Some Regina Qu’Appelle Health Region (RQHR) employees will soon be receiving layoff notices, the region said Friday.
The health region said it is expected that fewer than 20 people will get layoff notices, but that all positions are also being considered.
According to RQHR, staff rosters in 117 urban, rural and long-term care units have been reviewed. RQHR also made recommendations for staffing schedules.
This September, the units looked over whether the recommendations were completed or if there needed to be more changes.
“We also know that a small number of units require further action, and we are taking steps to address these areas in a number of ways, including issuing layoff notices in some instances,” Keith Dewar, RQHR president and CEO, said.
“I really don’t have a number, and it’s not because I don’t want to give you a number. It’s because it’s a challenge to provide a number that tomorrow wouldn’t be different than today, which was different than what it was a week ago.”
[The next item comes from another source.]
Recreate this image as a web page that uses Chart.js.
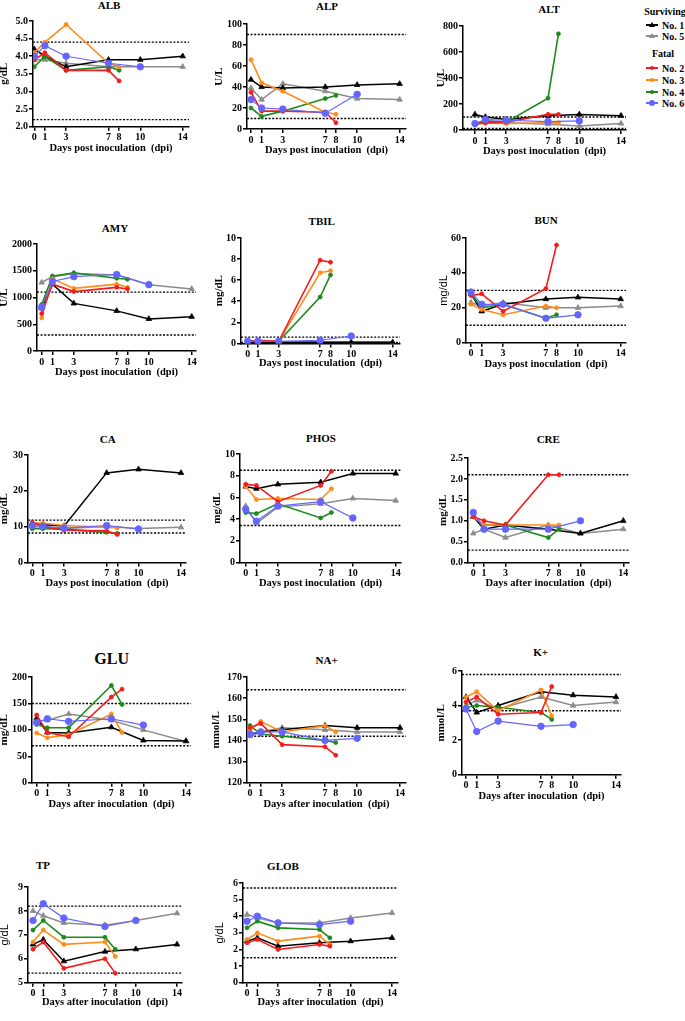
<!DOCTYPE html>
<html>
<head>
<meta charset="utf-8">
<script src="https://cdn.jsdelivr.net/npm/chart.js@4.4.0/dist/chart.umd.min.js"></script>
<style>
body { margin: 0; background: #fff; width: 685px; height: 1021px; position: relative; overflow: hidden; font-family: "Liberation Serif", serif; }
canvas { position: absolute; }
.ttl { position: absolute; font-weight: bold; font-size: 11px; transform: translate(-50%, -50%); white-space: nowrap; }
.lg { position: absolute; font-weight: bold; font-size: 10px; white-space: nowrap; }
.lgline { position: absolute; height: 1.5px; width: 12px; }
.tri { position: absolute; width: 0; height: 0; border-left: 3px solid transparent; border-right: 3px solid transparent; border-bottom: 5px solid; }
.dot { position: absolute; border-radius: 50%; }
</style>
</head>
<body>
<div id="root"></div>
<script>
// --- Data ---
const daysSurv = [0, 1, 3, 7, 10, 14];   // No. 1, No. 5
const daysFatal = [0, 1, 3, 7, 8];       // No. 2, No. 3, No. 4
const daysNo6 = [0, 1, 3, 7, 10];        // No. 6
const xTicks = [0, 1, 3, 7, 8, 10, 14];
const animals = ['No. 1', 'No. 5', 'No. 2', 'No. 3', 'No. 4', 'No. 6'];

// rows: No.1, No.5, No.2, No.3, No.4, No.6
const ALB = [[4.2, 4.0, 3.7, 3.9, 3.9, 4.0], [3.9, 3.9, 3.8, 3.7, 3.7, 3.7], [3.9, 4.1, 3.6, 3.6, 3.3], [4.1, 4.4, 4.9, 3.8, 3.7], [3.7, 4.0, 3.6, 3.7, 3.6], [4.0, 4.3, 4.0, 3.8, 3.7]];
const ALB_ref = [4.4, 2.2];
const ALP = [[47, 40, 39, 40, 42, 43], [39, 28, 43, 36, 29, 28], [35, 17, 17, 16, 6], [66, 44, 36, 16, 14], [20, 12, 17, 29, 32], [28, 20, 19, 15, 33]];
const ALP_ref = [90, 10];
const ALT = [[120, 100, 80, 110, 120, 110], [50, 60, 55, 45, 30, 50], [50, 55, 60, 120, 120], [40, 55, 50, 55, 55], [40, 70, 60, 245, 740], [50, 80, 75, 65, 70]];
const ALT_ref = [100, 12];
const AMY = [[800, 1250, 890, 750, 600, 640], [1280, 1390, 1450, 1420, 1240, 1160], [700, 1250, 1110, 1190, 1160], [620, 1350, 1170, 1250, 1190], [870, 1400, 1460, 1360, 1340], [820, 1300, 1390, 1430, 1240]];
const AMY_ref = [1100, 300];
const TBIL = [[0.1, 0.1, 0.1, 0.1, 0.1, 0.1], [0.1, 0.1, 0.1, 0.1, 0.1, 0.1], [0.2, 0.3, 0.2, 7.9, 7.7], [0.2, 0.2, 0.2, 6.7, 6.9], [0.2, 0.2, 0.2, 4.4, 6.5], [0.2, 0.2, 0.2, 0.3, 0.7]];
const TBIL_ref = [0.6, 0.1];
const BUN = [[28, 18, 22, 25, 26, 25], [23, 21, 23, 20, 20, 21], [27, 28, 18, 31, 56], [22, 19, 16, 21, 20], [28, 20, 22, 14, 16], [29, 22, 22, 14, 16]];
const BUN_ref = [30, 10];
const CA = [[11, 10.5, 10.2, 25, 26, 25], [10, 9.8, 9.5, 10, 9.5, 9.8], [11.2, 10, 9, 8.8, 7.8], [11, 11, 10.3, 9.8, 9.6], [9.4, 9.4, 9.3, 8.4, 8.1], [10.3, 10.1, 9.6, 10.3, 9.3]];
const CA_ref = [11.8, 8.2];
const PHOS = [[7.0, 6.8, 7.2, 7.4, 8.2, 8.2], [5.2, 3.6, 5.1, 5.4, 5.9, 5.7], [7.2, 7.1, 5.6, 7.1, 8.4], [7.0, 5.8, 5.9, 5.8, 6.8], [4.6, 4.5, 5.4, 4.1, 4.6], [4.9, 3.8, 5.2, 5.6, 4.1]];
const PHOS_ref = [8.5, 3.4];
const CRE = [[1.1, 0.8, 0.9, 0.8, 0.7, 1.0], [0.7, 0.8, 0.6, 0.9, 0.7, 0.8], [1.1, 1.0, 0.9, 2.1, 2.1], [1.1, 0.9, 0.9, 0.9, 0.9], [1.1, 0.9, 0.9, 0.6, 0.8], [1.2, 0.8, 0.8, 0.8, 1.0]];
const CRE_ref = [2.1, 0.3];
const GLU = [[122, 95, 94, 105, 80, 79], [117, 118, 130, 118, 100, 78], [128, 95, 87, 162, 177], [94, 85, 91, 130, 95], [110, 104, 104, 184, 148], [114, 121, 116, 121, 109]];
const GLU_ref = [150, 70];
const NA = [[143, 144, 145, 147, 146, 146], [142, 144, 146, 145, 144, 144], [146, 148, 138, 137, 133], [145, 149, 144, 147, 144], [147, 143, 142, 140, 139], [143, 144, 144, 140, 141]];
const NA_ref = [164, 142];
const K = [[4.5, 3.6, 4.0, 4.8, 4.6, 4.5], [4.0, 4.3, 3.8, 4.5, 4.0, 4.2], [4.2, 4.5, 3.5, 3.6, 5.1], [4.5, 4.8, 3.7, 4.9, 3.4], [3.9, 4.0, 3.9, 3.6, 3.2], [3.8, 2.5, 3.1, 2.8, 2.9]];
const K_ref = [5.8, 3.7];
const TP = [[6.6, 6.8, 5.9, 6.3, 6.4, 6.6], [8.0, 7.8, 7.5, 7.4, 7.6, 7.9], [6.4, 6.7, 5.6, 6.0, 5.4], [6.7, 7.2, 6.6, 6.7, 6.1], [7.2, 7.6, 6.9, 6.9, 6.4], [7.6, 8.3, 7.7, 7.35, 7.6]];
const TP_ref = [8.2, 5.4];
const GLOB = [[2.5, 2.7, 2.2, 2.4, 2.5, 2.7], [4.1, 3.9, 3.6, 3.6, 3.9, 4.2], [2.4, 2.6, 2.0, 2.3, 2.2], [2.6, 3.0, 2.5, 2.8, 2.3], [3.3, 3.7, 3.3, 3.2, 2.7], [3.7, 4.0, 3.6, 3.5, 3.7]];
const GLOB_ref = [5.7, 1.5];

// --- Styles ---
const seriesStyle = [
    { days: daysSurv, color: '#000000', point: 'triangle', r: 3.2, lw: 1.5 },
    { days: daysSurv, color: '#8c8c8c', point: 'triangle', r: 3.2, lw: 1.5 },
    { days: daysFatal, color: '#f41c1c', point: 'circle', r: 2, lw: 1.6 },
    { days: daysFatal, color: '#ff8c1a', point: 'circle', r: 2, lw: 1.6 },
    { days: daysFatal, color: '#1d8a1d', point: 'circle', r: 2, lw: 1.6 },
    { days: daysNo6, color: '#6464ff', point: 'circle', r: 3.3, lw: 1.2 }
];
const drawOrder = [5, 2, 3, 4, 0, 1]; // first = drawn on top

const POST = 'Days post inoculation  (dpi)';
const AFTER = 'Days after inoculation  (dpi)';

// box: y-axis x, plot top, plot bottom, x of day 0, x of day 14, axis end, y-title x, x-title y
const panels = [
    { title: 'ALB', unit: 'g/dL', data: ALB, ref: ALB_ref, y: [2, 5, 0.5, 1], box: [33, 21, 127, 34.3, 182.7, 189, 5, 149], t: [109, 5], xl: POST },
    { title: 'ALP', unit: 'U/L', data: ALP, ref: ALP_ref, y: [0, 100, 20, 0], box: [247, 24, 129, 251, 400.3, 406.7, 220, 150.7], t: [327, 6], xl: POST },
    { title: 'ALT', unit: 'U/L', data: ALT, ref: ALT_ref, y: [0, 800, 200, 0], box: [463, 26, 130, 475, 621.7, 626.7, 442, 151.7], t: [549, 9], xl: POST },
    { title: 'AMY', unit: 'U/L', data: AMY, ref: AMY_ref, y: [0, 2000, 500, 0], box: [37, 244, 351, 41.7, 191.7, 196, 5, 372.7], t: [115, 227.7], xl: POST },
    { title: 'TBIL', unit: 'mg/dL', data: TBIL, ref: TBIL_ref, y: [0, 10, 2, 0], box: [241, 238, 343, 247.7, 393.3, 400.7, 220, 363.3], t: [321.7, 221], xl: POST },
    { title: 'BUN', unit: 'mg/dL', sans: true, data: BUN, ref: BUN_ref, y: [0, 60, 20, 0], box: [466, 238, 343, 471, 620.7, 626, 444, 365], t: [546, 220], xl: POST },
    { title: 'CA', unit: 'mg/dL', data: CA, ref: CA_ref, y: [0, 30, 10, 0], box: [28, 455, 562, 32.3, 181.7, 186.7, 5, 583.3], t: [107.7, 439], xl: POST },
    { title: 'PHOS', unit: 'mg/dL', data: PHOS, ref: PHOS_ref, y: [0, 10, 2, 0], box: [240, 454, 562, 245.7, 395.7, 401, 218, 583.3], t: [321, 438.3], xl: POST },
    { title: 'CRE', unit: 'mg/dL', data: CRE, ref: CRE_ref, y: [0, 2.5, 0.5, 1], box: [468, 458, 563, 473.3, 623.3, 629, 444, 584], t: [548.3, 439], xl: AFTER },
    { title: 'GLU', big: true, unit: 'mg/dL', data: GLU, ref: GLU_ref, y: [0, 200, 50, 0], box: [32, 677, 783, 36.7, 186.7, 191.7, 5, 805], t: [111.7, 659.3], xl: AFTER },
    { title: 'NA+', unit: 'mmol/L', data: NA, ref: NA_ref, y: [120, 170, 10, 0], box: [247, 677, 783, 250, 400, 406, 217, 805], t: [326.7, 660], xl: AFTER },
    { title: 'K+', unit: 'mmol/L', data: K, ref: K_ref, y: [0, 6, 2, 0], box: [462, 671, 775, 466, 616.7, 621.7, 442, 797], t: [540.7, 652.3], xl: AFTER },
    { title: 'TP', unit: 'g/dL', sans: true, data: TP, ref: TP_ref, y: [5, 9, 1, 0], box: [28, 887, 983, 33, 177, 182, 5, 1003], t: [43, 865], xl: AFTER },
    { title: 'GLOB', unit: 'g/dL', sans: true, data: GLOB, ref: GLOB_ref, y: [0, 6, 1, 0], box: [243, 883, 983, 247, 392, 398, 220, 1003], t: [283, 866], xl: AFTER }
];

const root = document.getElementById('root');
const SERIF = '"Liberation Serif", serif';

function addDiv(cls, text, x, y, extra) {
    const d = document.createElement('div');
    d.className = cls;
    d.textContent = text;
    d.style.left = x + 'px';
    d.style.top = y + 'px';
    if (extra) Object.assign(d.style, extra);
    root.appendChild(d);
    return d;
}

function makePanel(p) {
    const [axisX, top, bottom, x0, x14, end, ylabX, xlabY] = p.box;
    const unitPx = (x14 - x0) / 14;
    const xmin = (axisX - x0) / unitPx;
    const xmax = 14 + (end - x14) / unitPx;
    const padT = 8, padR = 10;
    const left = Math.round(ylabX - 6.6);
    const YW = axisX - left;
    const XH = xlabY - bottom + 6.3;
    const w = YW + (end - axisX) + padR;
    const h = Math.round(padT + (bottom - top) + XH);

    const cv = document.createElement('canvas');
    cv.width = w; cv.height = h;
    cv.style.left = left + 'px';
    cv.style.top = (top - padT) + 'px';
    root.appendChild(cv);

    addDiv('ttl', p.title, p.t[0], p.t[1], p.big ? { fontSize: '16px' } : null);

    const datasets = [];
    drawOrder.forEach(i => {
        const s = seriesStyle[i];
        datasets.push({
            label: animals[i],
            data: p.data[i].map((v, k) => ({ x: s.days[k], y: v })),
            borderColor: s.color,
            backgroundColor: s.color,
            borderWidth: s.lw,
            pointStyle: s.point,
            pointRadius: s.r,
            pointBorderWidth: 0.8,
            tension: 0
        });
    });
    p.ref.forEach(v => {
        datasets.push({
            data: [{ x: xmin, y: v }, { x: xmax, y: v }],
            borderColor: '#000',
            borderWidth: 1.4,
            borderDash: [2, 1.6],
            pointRadius: 0,
            tension: 0
        });
    });

    const tickFont = { family: SERIF, size: 10, weight: 'bold' };
    new Chart(cv, {
        type: 'line',
        data: { datasets },
        options: {
            responsive: false,
            animation: false,
            devicePixelRatio: 1,
            layout: { padding: { top: padT, right: padR, left: 0, bottom: 0 } },
            plugins: { legend: { display: false }, tooltip: { enabled: false } },
            scales: {
                x: {
                    type: 'linear', min: xmin, max: xmax,
                    afterBuildTicks: s => { s.ticks = xTicks.map(v => ({ value: v })); },
                    afterFit: s => { s.height = XH; },
                    border: { display: true, color: '#000', width: 1.5 },
                    grid: { drawOnChartArea: false, drawTicks: true, tickLength: 4, color: '#000', lineWidth: 1.5 },
                    ticks: { color: '#000', font: tickFont, padding: 1, maxRotation: 0, autoSkip: false },
                    title: { display: true, text: p.xl, color: '#000', padding: 0, font: { family: SERIF, size: 10.5, weight: 'bold' } }
                },
                y: {
                    min: p.y[0], max: p.y[1],
                    afterFit: s => { s.width = YW; },
                    border: { display: true, color: '#000', width: 1.5 },
                    grid: { drawOnChartArea: false, drawTicks: true, tickLength: 4, color: '#000', lineWidth: 1.5 },
                    ticks: { stepSize: p.y[2], color: '#000', font: tickFont, padding: 1, callback: v => v.toFixed(p.y[3]) },
                    title: {
                        display: true, text: p.unit, color: '#000', padding: 0,
                        font: p.sans ? { family: 'Arial, "Liberation Sans", sans-serif', size: 11 } : { family: SERIF, size: 11, weight: 'bold' }
                    }
                }
            }
        }
    });
}

panels.forEach(makePanel);

// --- Legend ---
addDiv('lg', 'Surviving', 665, 11, { transform: 'translate(-50%,-50%)' });
addDiv('lg', 'Fatal', 663, 53, { transform: 'translate(-50%,-50%)' });
const legendRows = [[0, 25], [1, 36], [2, 68], [3, 80], [4, 92], [5, 103]];
legendRows.forEach(([i, y]) => {
    const s = seriesStyle[i];
    const ln = document.createElement('div');
    ln.className = 'lgline';
    ln.style.left = '646px'; ln.style.top = (y - 0.75) + 'px'; ln.style.background = s.color;
    root.appendChild(ln);
    const m = document.createElement('div');
    if (s.point === 'triangle') {
        m.className = 'tri';
        m.style.left = '649px'; m.style.top = (y - 3) + 'px'; m.style.borderBottomColor = s.color;
    } else {
        const d = s.r * 2;
        m.className = 'dot';
        m.style.width = d + 'px'; m.style.height = d + 'px';
        m.style.left = (652 - s.r) + 'px'; m.style.top = (y - s.r) + 'px'; m.style.background = s.color;
    }
    root.appendChild(m);
    addDiv('lg', animals[i], 662, y, { transform: 'translateY(-50%)' });
});
</script>
</body>
</html>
RQHR said once the notices are sent out, collective agreements that support unionized employees would let the employees move to other positions in the regions, such as vacant positions or an area with greater patient demand
“It is our hope that the individuals affected will elect to pursue other opportunities elsewhere in the region, resulting in minimal job loss,” Dewar said.
“We will make every effort to support staff members in their efforts to retain employment within the region in accordance with the collective agreement process.”
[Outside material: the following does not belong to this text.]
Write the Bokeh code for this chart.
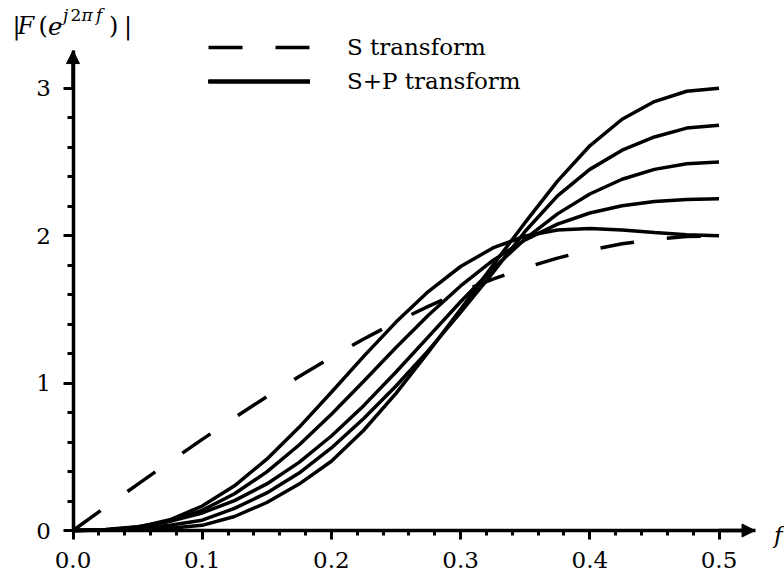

Dewar said that RQHR is still focusing on safe, high-quality patient care as it works on the “staff realignment process.”
“During this process, the region will not be reducing services, closing beds or halting programs relating to this initiative, Dewar said.
Tracy Zamboray, Saskatchewan Union of Nurses (SUN) president, said that SUN is troubled by the direction. She said that this is going to be a complex situation that needs to be done right.
“We need to ensure that there is no break in patient care, that it is seamless for the patients that we look after, and that the transition for the registered nurses from position A to position B is also done properly for the people,” she said.
The health regions’ 2016-17 operating budget came in at just over $1 billion in July. RQHR said it was directed to reallocate $1.46 million from administrative spending to front-line services in long-term care.
Dewar said that as of August the region is dealing with a $4.7 million deficit.
At the time, RQHR said one of the ways to reallocate the money may be to not fill vacancies in the region or realigning work.